In order to restore the file-systems from Amanda, I need to boot from a live system that offers:

  • mounting the Linux ext partitions;
  • connecting to Amanda server with ssh;
  • extracting the files with tar.

Booting the machine from a USB key

That is the part that took me the longest to solve.

The server would boot from a Freebased installation USB, I could launch a live shell, but the partitions on the hard disk were faulty and if the live shell can mount an ext partition, it is missing the fsck for that type of partition.

To mount an ext partition:

  mount -t ext2fs /dev/something /somewhere

Any other type of USB key would not work.
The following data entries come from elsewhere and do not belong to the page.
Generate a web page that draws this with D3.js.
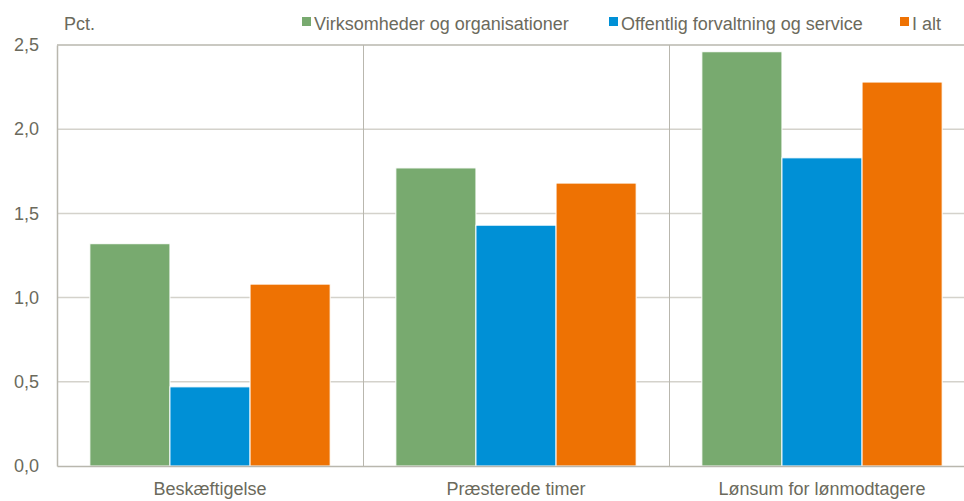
<!DOCTYPE html>
<html>
<head>
<meta charset="utf-8">
<script src="https://cdn.jsdelivr.net/npm/d3@7"></script>
<style>
  body { margin: 0; background: #fff; }
  svg text { font-family: "Liberation Sans", Arial, sans-serif; fill: #6b6a5c; }
</style>
</head>
<body>
<div id="viz"></div>
<script>
// data
const categories = ["Beskæftigelse", "Præsterede timer", "Lønsum for lønmodtagere"];
const seriesNames = ["Virksomheder og organisationer", "Offentlig forvaltning og service", "I alt"];
const virksomheder = [1.32, 1.77, 2.46];
const offentlig = [0.47, 1.43, 1.83];
const iAlt = [1.08, 1.68, 2.28];
const yTicks = [0, 0.5, 1.0, 1.5, 2.0, 2.5];
const colors = ["#78aa6f", "#0090d6", "#ee7203"];

const seriesValues = [virksomheder, offentlig, iAlt];

const width = 964, height = 501;
const margin = {top: 45, right: -11, bottom: 35, left: 57};

const svg = d3.select("#viz").append("svg")
  .attr("width", width)
  .attr("height", height);

const x0 = d3.scaleBand()
  .domain(categories)
  .range([margin.left, width - margin.right])
  .paddingInner(0)
  .paddingOuter(0);

const x1 = d3.scaleBand()
  .domain(seriesNames)
  .range([0, x0.bandwidth()])
  .paddingOuter(0.41)
  .paddingInner(0);

const y = d3.scaleLinear()
  .domain([0, 2.5])
  .range([height - margin.bottom, margin.top]);

const fmt = d => d3.format(".1f")(d).replace(".", ",");

// horizontal gridlines
svg.append("g").selectAll("line")
  .data(yTicks.filter(d => d > 0 && d < 2.5))
  .join("line")
    .attr("x1", margin.left)
    .attr("x2", width)
    .attr("y1", d => y(d))
    .attr("y2", d => y(d))
    .attr("stroke", "#d4d2cb")
    .attr("stroke-width", 1.5);

// vertical separators between categories
svg.append("g").selectAll("line")
  .data(categories.slice(1))
  .join("line")
    .attr("x1", d => Math.round(x0(d)) + 0.5)
    .attr("x2", d => Math.round(x0(d)) + 0.5)
    .attr("y1", y(2.5))
    .attr("y2", y(0))
    .attr("stroke", "#b9b7ae")
    .attr("stroke-width", 1);

// bars
const groups = svg.append("g").selectAll("g")
  .data(categories)
  .join("g")
    .attr("transform", d => "translate(" + x0(d) + ",0)");

groups.selectAll("rect")
  .data((c, i) => seriesNames.map((s, j) => ({s: s, v: seriesValues[j][i], j: j})))
  .join("rect")
    .attr("x", d => x1(d.s))
    .attr("width", x1.bandwidth())
    .attr("y", d => y(d.v))
    .attr("height", d => y(0) - y(d.v))
    .attr("fill", d => colors[d.j])
    .attr("stroke", "#fff")
    .attr("stroke-width", 1);

// top frame line
svg.append("line")
  .attr("x1", margin.left).attr("x2", width)
  .attr("y1", y(2.5)).attr("y2", y(2.5))
  .attr("stroke", "#b9b7ae").attr("stroke-width", 1.5);

// y axis
const yAxis = svg.append("g")
  .attr("transform", "translate(" + margin.left + ",0)")
  .call(d3.axisLeft(y).tickValues(yTicks).tickFormat(fmt).tickSize(0).tickPadding(18));
yAxis.select(".domain").attr("stroke", "#b9b7ae").attr("stroke-width", 1.5);
yAxis.selectAll("text").attr("font-size", 18).style("fill", "#6b6a5c");

// x axis
const xAxis = svg.append("g")
  .attr("transform", "translate(0," + y(0) + ")")
  .call(d3.axisBottom(x0).tickSize(0).tickPadding(16));
xAxis.select(".domain").attr("stroke", "#b9b7ae").attr("stroke-width", 1.5);
xAxis.selectAll("text").attr("font-size", 18).style("fill", "#6b6a5c");

// unit label
svg.append("text")
  .attr("x", 64).attr("y", 30)
  .attr("font-size", 18)
  .text("Pct.");

// legend
const legendX = [302, 609, 900];
const legend = svg.append("g").selectAll("g")
  .data(seriesNames)
  .join("g")
    .attr("transform", (d, i) => "translate(" + legendX[i] + ",0)");
legend.append("rect")
  .attr("x", 0).attr("y", 17)
  .attr("width", 9).attr("height", 9)
  .attr("fill", (d, i) => colors[i]);
legend.append("text")
  .attr("x", 12).attr("y", 30)
  .attr("font-size", 18)
  .text(d => d);
</script>
</body>
</html>
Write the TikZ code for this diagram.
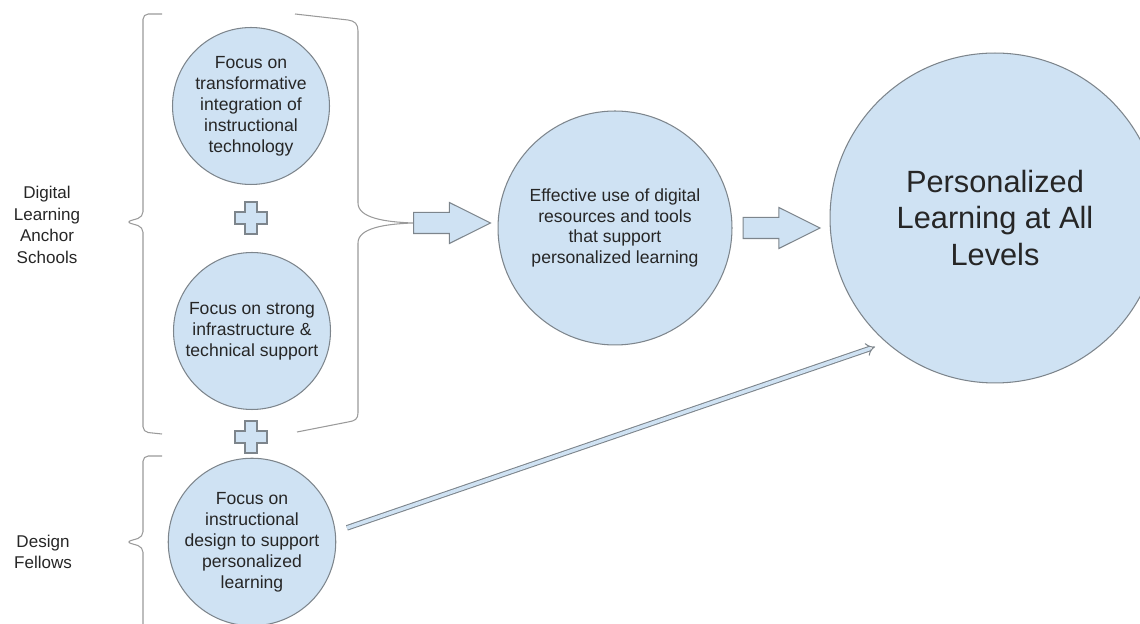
\documentclass[tikz,border=0pt]{standalone}
\usepackage{fontspec}
\setmainfont{Liberation Sans}
\usetikzlibrary{arrows.meta,shapes.arrows}
\definecolor{flowblue}{HTML}{CFE2F3}
\definecolor{flowedge}{HTML}{7D858C}
\definecolor{braceedge}{HTML}{9A9A9A}
\definecolor{flowtext}{HTML}{262626}

\begin{document}
\begin{tikzpicture}[
        x=0.02cm, y=-0.02cm,
        idea/.style={
          circle,
          draw=flowedge,
          fill=flowblue,
          line width=0.6pt,
          inner sep=0pt,
          align=center,
          text=flowtext,
          font=\fontsize{10}{11.9}\selectfont
        },
        focus/.style={idea, minimum size=3.14cm},
        grouplabel/.style={
          align=center,
          text=flowtext,
          font=\fontsize{9.7}{12.4}\selectfont
        },
        bigarrow/.style={
          single arrow,
          draw=flowedge,
          fill=flowblue,
          line width=0.6pt,
          inner sep=0.2cm,
          single arrow head extend=0.2cm,
          single arrow tip angle=53,
          minimum height=1.54cm
        },
        brace/.style={draw=braceedge, line width=0.6pt},
        plusmark/.style={draw=flowedge, fill=flowblue, line width=0.6pt},
        fellowarrow/.style={
          -{Implies},
          draw=flowedge,
          line width=0.6pt,
          double=flowblue,
          double distance=2pt,
          shorten <=6.8pt,
          shorten >=6.8pt
        }
      ]

      \useasboundingbox (0,0) rectangle (1140,624);

      % group labels
      \node[grouplabel] (anchors) at (47,225) {Digital\\Learning\\Anchor\\Schools};
      \node[grouplabel] (fellows) at (43,552) {Design\\Fellows};

      % focus circles
      \node[focus] (integration) at (251,106) {Focus on\\transformative\\integration of\\instructional\\technology};
      \node[focus] (infra) at (252,331) {Focus on strong\\infrastructure \&\\technical support};
      \node[focus] (design) at (252,542) {Focus on\\instructional\\design to support\\personalized\\learning};

      \foreach \py in {218,437} {
        \draw[plusmark] (245,\py-16) -- ++(12,0) -- ++(0,10) -- ++(10,0) -- ++(0,12)
          -- ++(-10,0) -- ++(0,10) -- ++(-12,0) -- ++(0,-10) -- ++(-10,0)
          -- ++(0,-12) -- ++(10,0) -- cycle;
      }

      % brackets
      \draw[brace, rounded corners=3pt] (162,14) -- (143,14) -- (143,217) -- (126,222)
        -- (143,227) -- (143,432) -- (162,434);
      \draw[brace, rounded corners=3pt] (162,456) -- (143,456) -- (143,537) -- (126,542)
        -- (143,547) -- (143,640);
      \draw[brace] (295,14) -- (348,20) .. controls (355,21) and (358,24) .. (358,31)
        -- (358,203) .. controls (358,218) and (385,222) .. (413,223) coordinate (bracetip)
        .. controls (385,224) and (358,228) .. (358,243)
        -- (358,413) .. controls (358,419) and (355,421) .. (348,422) -- (297,432);

      % outcomes
      \node[idea, minimum size=4.68cm] (effective) at (615,228) {Effective use of digital\\resources and tools\\that support\\personalized learning};
      \node[idea, minimum size=6.6cm, font=\fontsize{17.5}{20.7}\selectfont] (levels) at (995,218) {Personalized\\Learning at All\\Levels};

      \node[bigarrow, anchor=tail] (pushA) at (bracetip) {};
      \node[bigarrow, anchor=tail] (pushB) at ([xshift=0.2cm]effective.east) {};

      \draw[fellowarrow] (design.7.5) -- (levels.229.6);

      \end{tikzpicture}
\end{document}
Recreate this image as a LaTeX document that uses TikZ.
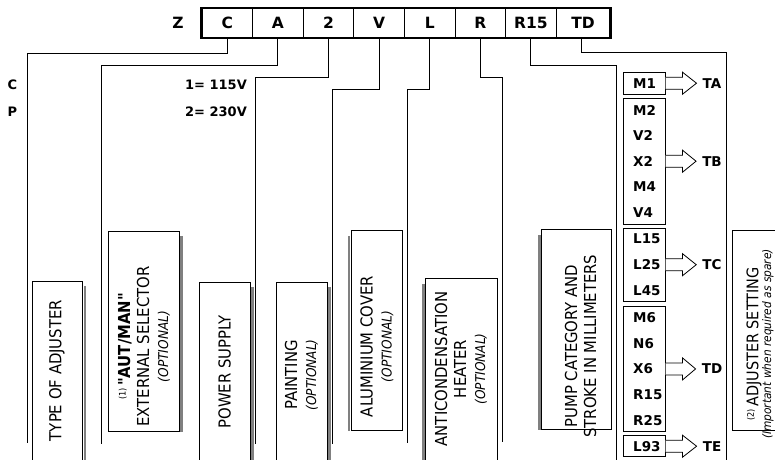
\documentclass[tikz,border=0pt]{standalone}
\usepackage{fontspec}
\setmainfont{DejaVu Sans}
\newfontfamily\cond{DejaVu Sans Condensed}
\usetikzlibrary{calc}
\begin{document}
\begin{tikzpicture}[x=1pt,y=-1pt,
  cell/.style={draw, line width=0.8pt, minimum height=29pt, minimum width=50.6pt, inner sep=0pt, font=\fontsize{15.5}{15.5}\selectfont\bfseries},
  lead/.style={line width=0.9pt},
  vbox/.style={draw, line width=0.9pt, fill=white, anchor=north west, inner sep=0pt, minimum height=200pt},
  vt/.style={rotate=90, align=center, inner sep=0pt, font=\cond\fontsize{16.5}{19}\selectfont},
  opt/.style={font=\cond\itshape\fontsize{13.5}{19}\selectfont},
  lst/.style={draw, line width=0.9pt, inner sep=0pt, align=left, text width=22pt, minimum width=41.7pt, font=\fontsize{13.5}{25.6}\selectfont\bfseries},
  lab/.style={inner sep=0pt, font=\fontsize{13}{13}\selectfont\bfseries},
  shd/.style={fill=black!50, draw=none},
  blk/.style={line width=0.8pt, fill=white, line join=miter}
]
\useasboundingbox (0,0) rectangle (775,459);
\clip (0,0) rectangle (775,459);

% ---- code box ----
\node[lab, font=\fontsize{15.5}{15.5}\selectfont\bfseries] (z) at (178,23) {Z};
\node[cell] (cC)  at (227.3,23) {C};
\node[cell] (cA)  at (277.9,23) {A};
\node[cell] (c2)  at (328.5,23) {2};
\node[cell] (cV)  at (379.1,23) {V};
\node[cell] (cL)  at (429.7,23) {L};
\node[cell] (cR)  at (480.3,23) {R};
\node[cell] (cR15) at (530.9,23) {R15};
\node[cell, minimum width=53.8pt] (cTD) at (583.1,23) {TD};
\draw[line width=2.5pt] (cC.north west) rectangle (cTD.south east);

% ---- leader end points ----
\coordinate (eC) at (27,443);
\coordinate (eA) at (101,444);
\coordinate (e2) at (255,444);
\coordinate (eV) at (332,444);
\coordinate (eL) at (407,443);
\coordinate (eR) at (502,442);
\coordinate (eR15) at (616,462);
\coordinate (eTD) at (726,462);

\draw[lead] (cC.south) -- ++(0,15.5) -| (eC);
\draw[lead] (cA.south) -- ++(0,27.5) -| (eA);
\draw[lead] (c2.south) -- ++(0,40) -| (e2);
\draw[lead] (cV.south) -- ++(0,52) -| (eV);
\draw[lead] (cL.south) -- ++(0,52) -| (eL);
\draw[lead] (cR.south) -- ++(0,40) -| (eR);
\draw[lead] (cR15.south) -- ++(0,27.5) -| (eR15);
\draw[lead] ([xshift=-2pt]cTD.south) -- ++(0,14.5) -| (eTD);

% ---- left labels ----
\node[lab] (lC) at (12.5,85) {C};
\node[lab] (lP) at (12.5,112) {P};
\node[lab, anchor=east] (v1) at (247,85) {1= 115V};
\node[lab, anchor=east] (v2) at (247,112) {2= 230V};

% ---- vertical boxes ----
\node[vbox, minimum width=50.6pt] (b1) at (31.7,280.7) {};
\node[vbox, minimum width=70.7pt] (b2) at (108.3,231) {};
\node[vbox, minimum width=50.7pt] (b3) at (199.3,281.7) {};
\node[vbox, minimum width=50.7pt] (b4) at (276,281.7) {};
\node[vbox, minimum width=51pt] (b5) at (350.7,230) {};
\node[vbox, minimum width=71.7pt] (b6) at (425,278) {};
\node[vbox, minimum width=70pt] (b7) at (541,229.3) {};
\node[vbox, minimum width=70pt] (b8) at (732.3,230) {};

\fill[shd] ($(b1.north east)+(0.5,5)$) rectangle ($(b1.south east)+(3.2,0)$);
\fill[shd] ($(b2.north east)+(0.5,5)$) rectangle ($(b2.south east)+(3.2,0)$);
\fill[shd] ($(b3.north east)+(0.5,5)$) rectangle ($(b3.south east)+(3.2,0)$);
\fill[shd] ($(b4.north east)+(0.5,5)$) rectangle ($(b4.south east)+(3.2,0)$);
\fill[shd] ($(b5.north west)+(-0.5,6)$) rectangle ($(b5.south west)+(-3.2,0)$);
\fill[shd] ($(b6.north west)+(-0.5,6)$) rectangle ($(b6.south west)+(-3.2,0)$);
\fill[shd] ($(b7.north west)+(-0.5,6)$) rectangle ($(b7.south west)+(-3.2,0)$);

\node[vt] (t1) at (57,370.5) {TYPE OF ADJUSTER};
\node[vt] (t2) at (144,346.5) {{\fontsize{9}{9}\selectfont\raisebox{0.5em}{(1)}}\,{\bfseries "AUT/MAN"}\\EXTERNAL SELECTOR\\{\itshape\fontsize{13.5}{19}\selectfont (OPTIONAL)}};
\node[vt] (t3) at (224.5,372) {POWER SUPPLY};
\node[vt] (t4) at (301.5,375) {PAINTING\\{\itshape\fontsize{13.5}{19}\selectfont (OPTIONAL)}};
\node[vt] (t5) at (377,346.5) {ALUMINIUM COVER\\{\itshape\fontsize{13.5}{19}\selectfont (OPTIONAL)}};
\node[vt] (t6) at (461,369) {ANTICONDENSATION\\HEATER\\{\itshape\fontsize{13.5}{19}\selectfont (OPTIONAL)}};
\node[vt] (t7) at (580.5,346) {PUMP CATEGORY AND\\STROKE IN MILLIMETERS};
\node[vt, anchor=base, font=\cond\fontsize{16}{16}\selectfont] (t8) at (758.3,344) {{\fontsize{9}{9}\selectfont\raisebox{0.5em}{(2)}}\,ADJUSTER SETTING};
\node[vt, anchor=base, font=\cond\itshape\fontsize{11.8}{12}\selectfont] (t8i) at (771,344) {(Important when required as spare)};

% ---- code lists ----
\node[lst, minimum height=21.7pt] (la) at (644.2,83.2) {M1};
\node[lst, minimum height=125.7pt] (lb) at (644.2,161.2) {M2\\V2\\X2\\M4\\V4};
\node[lst, minimum height=72.7pt] (lc) at (644.2,264.7) {L15\\L25\\L45};
\node[lst, minimum height=125.7pt] (ld) at (644.2,368.9) {M6\\N6\\X6\\R15\\R25};
\node[lst, minimum height=21pt] (le) at (644.2,446.2) {L93};

\node[lab, font=\fontsize{13.5}{13.5}\selectfont\bfseries] (ta) at (712,83.2) {TA};
\node[lab, font=\fontsize{13.5}{13.5}\selectfont\bfseries] (tb) at (712,161.2) {TB};
\node[lab, font=\fontsize{13.5}{13.5}\selectfont\bfseries] (tc) at (712,264.7) {TC};
\node[lab, font=\fontsize{13.5}{13.5}\selectfont\bfseries] (td) at (712,368.9) {TD};
\node[lab, font=\fontsize{13.5}{13.5}\selectfont\bfseries] (te) at (712,446.2) {TE};

\foreach \b/\t in {la/ta, lb/tb, lc/tc, ld/td, le/te}{
  \draw[blk] ($(\b.east)+(0,6)$) -- ++(17,0) -- ++(0,5) -- ($(\t.west)+(-6,0)$) -- ($(\b.east)+(17,-11)$) -- ++(0,5) -- ($(\b.east)+(0,-6)$);
}
\end{tikzpicture}
\end{document}
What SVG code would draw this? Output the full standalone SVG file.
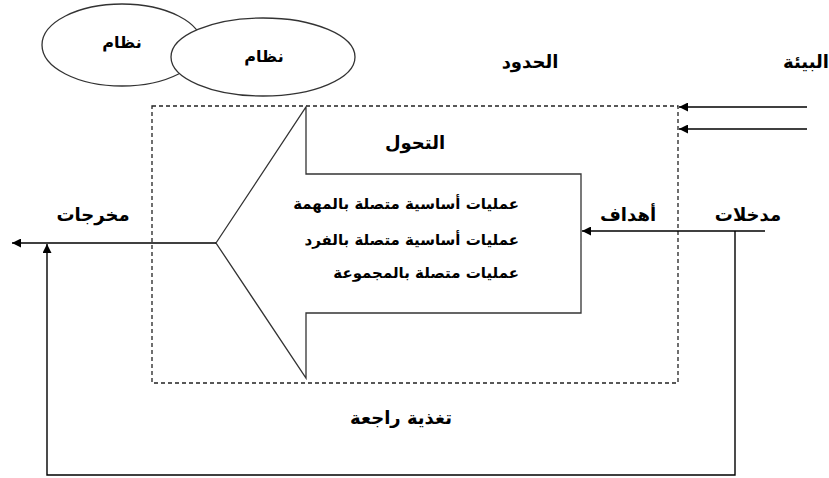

I tried Ubuntu, UBCD, Hiren, Vyatta...

I finally resolved to install Ventoy (ventoy.net) on a USB key; and on that Ventoy key I copied Hiren's BootCD 12.0. Note that Ventoy needs a machine under Windows to first create the USB key.

All the files that I used are under /home/pc-application/ZeroShell

For the next step, I also copied ZeroShell 3.9.5 on the Ventoy key.

Restore the file systems

Booting Ventoy key, I could start Hiren BooCD and choose Mini Linux.

In that mini Linux environment, I could fsck the damaged partitions and restore the file systems.

There are 3 partitions on the disk:

  1. /dev/sda1 10 GB, that is mounted on /boot
  2. /dev/sda2 50 GB, that is mounted on /cdrom
  3. /dev/sda3 75 GB, that is mounted on /DB

Note that / is a RAM disk.

Restoring is just a matter of recovering the data from Amanda, mounting each partition to /mnt on the mini Linux and issuing commands like:

  ssh root@192.41.170.11 tar cf - the recovered partition|(cd /mnt; tar xfBp -)

Note that root must be allowed to connect to Amanda.

Rebooting the firewall

When the 3 partitions had been restored, I tried to reboot the firewall, but the error about rebuilding LDAP persisted.

At the end of my rope, I tried to launch ZeroShell 3.9.5 from the Ventoy key. I was not sure of what to expect, but I knew that ZeroShell could run without being copied to the hard disk. That newer version of ZeroShell managed to rebuild LDAP and finished booting. It was just a matter of rebooting the firewall from its original disk.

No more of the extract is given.